● **REQUEST**
Would you quote every entry exactly, dropping only the pictures?
— Start of DATA EXCERPTS —
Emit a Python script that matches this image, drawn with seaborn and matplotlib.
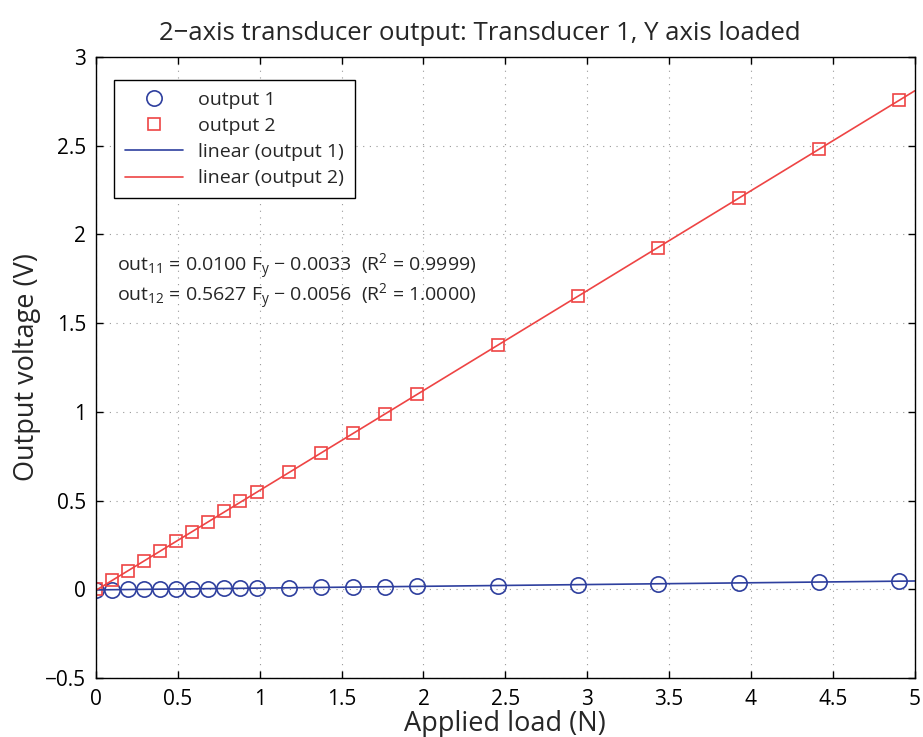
import numpy as np
import pandas as pd
import matplotlib
matplotlib.use("Agg")
import matplotlib.pyplot as plt
import seaborn as sns

# ---- data ----
load_N = [0.000, 0.098, 0.196, 0.294, 0.392, 0.490, 0.588, 0.686, 0.784, 0.882,
          0.981, 1.177, 1.373, 1.570, 1.766, 1.962, 2.453, 2.943, 3.434, 3.924,
          4.415, 4.905]
output1 = [-0.003, -0.002, -0.001, 0.000, 0.001, 0.002, 0.003, 0.004, 0.005, 0.006,
           0.007, 0.009, 0.011, 0.012, 0.014, 0.016, 0.021, 0.026, 0.031, 0.036,
           0.041, 0.046]
output2 = [0.000, 0.050, 0.105, 0.160, 0.215, 0.270, 0.325, 0.380, 0.440, 0.495,
           0.550, 0.660, 0.770, 0.880, 0.990, 1.100, 1.375, 1.650, 1.925, 2.205,
           2.480, 2.755]
fit_slope = [0.0100, 0.5627]
fit_intercept = [-0.0033, -0.0056]
fit_x = [0.0, 5.0]
series_labels = ["output 1", "output 2"]
fit_labels = ["linear (output 1)", "linear (output 2)"]
xticks = [0, 0.5, 1, 1.5, 2, 2.5, 3, 3.5, 4, 4.5, 5]
xticklabels = ["0", "0.5", "1", "1.5", "2", "2.5", "3", "3.5", "4", "4.5", "5"]
yticks = [-0.5, 0, 0.5, 1, 1.5, 2, 2.5, 3]
yticklabels = ["\u22120.5", "0", "0.5", "1", "1.5", "2", "2.5", "3"]

MINUS = "\u2212"
eq_lines = [
    r"out$_{11}$ = 0.0100 F$_{y}$ " + MINUS + r" 0.0033  (R$^{2}$ = 0.9999)",
    r"out$_{12}$ = 0.5627 F$_{y}$ " + MINUS + r" 0.0056  (R$^{2}$ = 1.0000)",
]

blue = "#2e3f9e"
red = "#ee4444"

sns.set_style("white")
plt.rcParams["font.family"] = ["Open Sans", "DejaVu Sans"]
plt.rcParams["mathtext.fontset"] = "custom"
plt.rcParams["mathtext.rm"] = "Open Sans"
plt.rcParams["mathtext.it"] = "Open Sans"

fig = plt.figure(figsize=(9.23, 7.37), dpi=100)
ax = fig.add_axes([0.104, 0.080, 0.887, 0.843])

df = pd.DataFrame({"load": load_N, "out1": output1, "out2": output2})

sns.lineplot(data=df, x="load", y="out1", ax=ax, linestyle="", marker="o",
             markersize=11, markerfacecolor="none", markeredgecolor=blue,
             markeredgewidth=1.2, color=blue, label=series_labels[0],
             estimator=None, sort=False)
sns.lineplot(data=df, x="load", y="out2", ax=ax, linestyle="", marker="s",
             markersize=9, markerfacecolor="none", markeredgecolor=red,
             markeredgewidth=1.2, color=red, label=series_labels[1],
             estimator=None, sort=False)

fx = np.array(fit_x)
for k, c in enumerate([blue, red]):
    sns.lineplot(x=fx, y=fit_slope[k] * fx + fit_intercept[k], ax=ax, color=c,
                 linewidth=1.2, label=fit_labels[k], estimator=None, sort=False)

ax.set_xlim(0, 5)
ax.set_ylim(-0.5, 3)
ax.set_xticks(xticks)
ax.set_xticklabels(xticklabels)
ax.set_yticks(yticks)
ax.set_yticklabels(yticklabels)
ax.tick_params(direction="in", length=5, width=1, labelsize=15, colors="black",
               top=True, right=True, bottom=True, left=True, pad=7)
ax.tick_params(axis="x", pad=8)
ax.grid(True, linestyle=(0, (1, 5)), color="#999999", linewidth=0.8)
for s in ax.spines.values():
    s.set_color("black")
    s.set_linewidth(1.0)

ax.set_title("2\u2212axis transducer output: Transducer 1, Y axis loaded",
             fontsize=18.5, pad=12, x=0.469)
ax.set_xlabel("Applied load (N)", fontsize=19.5, labelpad=0)
ax.set_ylabel("Output voltage (V)", fontsize=19.5, labelpad=3)

ax.text(0.13, 1.815, eq_lines[0], fontsize=14, va="center")
ax.text(0.13, 1.645, eq_lines[1], fontsize=14, va="center")

leg = ax.legend(loc="upper left", bbox_to_anchor=(0.010, 0.978), fontsize=14,
                frameon=True, fancybox=False, framealpha=1, edgecolor="black",
                borderpad=0.55, labelspacing=0.42, handlelength=3.0)
leg.get_frame().set_linewidth(1.0)

fig.savefig("out.png", dpi=100)
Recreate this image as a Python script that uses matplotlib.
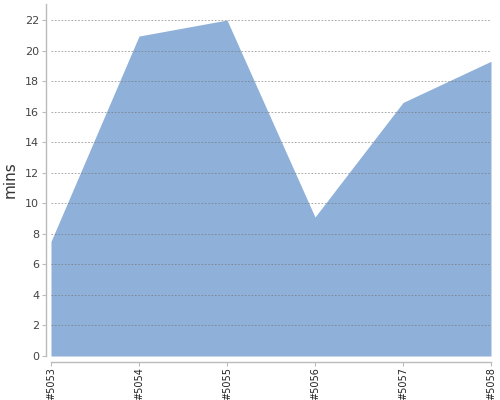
— End of DATA EXCERPTS —
● **TASK RESPONSE**
Emit a Python script that matches this image, drawn with seaborn and matplotlib.
import numpy as np
import pandas as pd
import matplotlib
matplotlib.use("Agg")
import matplotlib.pyplot as plt
import seaborn as sns

# ---- data ----
load_N = [0.000, 0.098, 0.196, 0.294, 0.392, 0.490, 0.588, 0.686, 0.784, 0.882,
          0.981, 1.177, 1.373, 1.570, 1.766, 1.962, 2.453, 2.943, 3.434, 3.924,
          4.415, 4.905]
output1 = [-0.003, -0.002, -0.001, 0.000, 0.001, 0.002, 0.003, 0.004, 0.005, 0.006,
           0.007, 0.009, 0.011, 0.012, 0.014, 0.016, 0.021, 0.026, 0.031, 0.036,
           0.041, 0.046]
output2 = [0.000, 0.050, 0.105, 0.160, 0.215, 0.270, 0.325, 0.380, 0.440, 0.495,
           0.550, 0.660, 0.770, 0.880, 0.990, 1.100, 1.375, 1.650, 1.925, 2.205,
           2.480, 2.755]
fit_slope = [0.0100, 0.5627]
fit_intercept = [-0.0033, -0.0056]
fit_x = [0.0, 5.0]
series_labels = ["output 1", "output 2"]
fit_labels = ["linear (output 1)", "linear (output 2)"]
xticks = [0, 0.5, 1, 1.5, 2, 2.5, 3, 3.5, 4, 4.5, 5]
xticklabels = ["0", "0.5", "1", "1.5", "2", "2.5", "3", "3.5", "4", "4.5", "5"]
yticks = [-0.5, 0, 0.5, 1, 1.5, 2, 2.5, 3]
yticklabels = ["\u22120.5", "0", "0.5", "1", "1.5", "2", "2.5", "3"]

MINUS = "\u2212"
eq_lines = [
    r"out$_{11}$ = 0.0100 F$_{y}$ " + MINUS + r" 0.0033  (R$^{2}$ = 0.9999)",
    r"out$_{12}$ = 0.5627 F$_{y}$ " + MINUS + r" 0.0056  (R$^{2}$ = 1.0000)",
]

blue = "#2e3f9e"
red = "#ee4444"

sns.set_style("white")
plt.rcParams["font.family"] = ["Open Sans", "DejaVu Sans"]
plt.rcParams["mathtext.fontset"] = "custom"
plt.rcParams["mathtext.rm"] = "Open Sans"
plt.rcParams["mathtext.it"] = "Open Sans"

fig = plt.figure(figsize=(9.23, 7.37), dpi=100)
ax = fig.add_axes([0.104, 0.080, 0.887, 0.843])

df = pd.DataFrame({"load": load_N, "out1": output1, "out2": output2})

sns.lineplot(data=df, x="load", y="out1", ax=ax, linestyle="", marker="o",
             markersize=11, markerfacecolor="none", markeredgecolor=blue,
             markeredgewidth=1.2, color=blue, label=series_labels[0],
             estimator=None, sort=False)
sns.lineplot(data=df, x="load", y="out2", ax=ax, linestyle="", marker="s",
             markersize=9, markerfacecolor="none", markeredgecolor=red,
             markeredgewidth=1.2, color=red, label=series_labels[1],
             estimator=None, sort=False)

fx = np.array(fit_x)
for k, c in enumerate([blue, red]):
    sns.lineplot(x=fx, y=fit_slope[k] * fx + fit_intercept[k], ax=ax, color=c,
                 linewidth=1.2, label=fit_labels[k], estimator=None, sort=False)

ax.set_xlim(0, 5)
ax.set_ylim(-0.5, 3)
ax.set_xticks(xticks)
ax.set_xticklabels(xticklabels)
ax.set_yticks(yticks)
ax.set_yticklabels(yticklabels)
ax.tick_params(direction="in", length=5, width=1, labelsize=15, colors="black",
               top=True, right=True, bottom=True, left=True, pad=7)
ax.tick_params(axis="x", pad=8)
ax.grid(True, linestyle=(0, (1, 5)), color="#999999", linewidth=0.8)
for s in ax.spines.values():
    s.set_color("black")
    s.set_linewidth(1.0)

ax.set_title("2\u2212axis transducer output: Transducer 1, Y axis loaded",
             fontsize=18.5, pad=12, x=0.469)
ax.set_xlabel("Applied load (N)", fontsize=19.5, labelpad=0)
ax.set_ylabel("Output voltage (V)", fontsize=19.5, labelpad=3)

ax.text(0.13, 1.815, eq_lines[0], fontsize=14, va="center")
ax.text(0.13, 1.645, eq_lines[1], fontsize=14, va="center")

leg = ax.legend(loc="upper left", bbox_to_anchor=(0.010, 0.978), fontsize=14,
                frameon=True, fancybox=False, framealpha=1, edgecolor="black",
                borderpad=0.55, labelspacing=0.42, handlelength=3.0)
leg.get_frame().set_linewidth(1.0)

fig.savefig("out.png", dpi=100)
Recreate this image as a Python script that uses matplotlib.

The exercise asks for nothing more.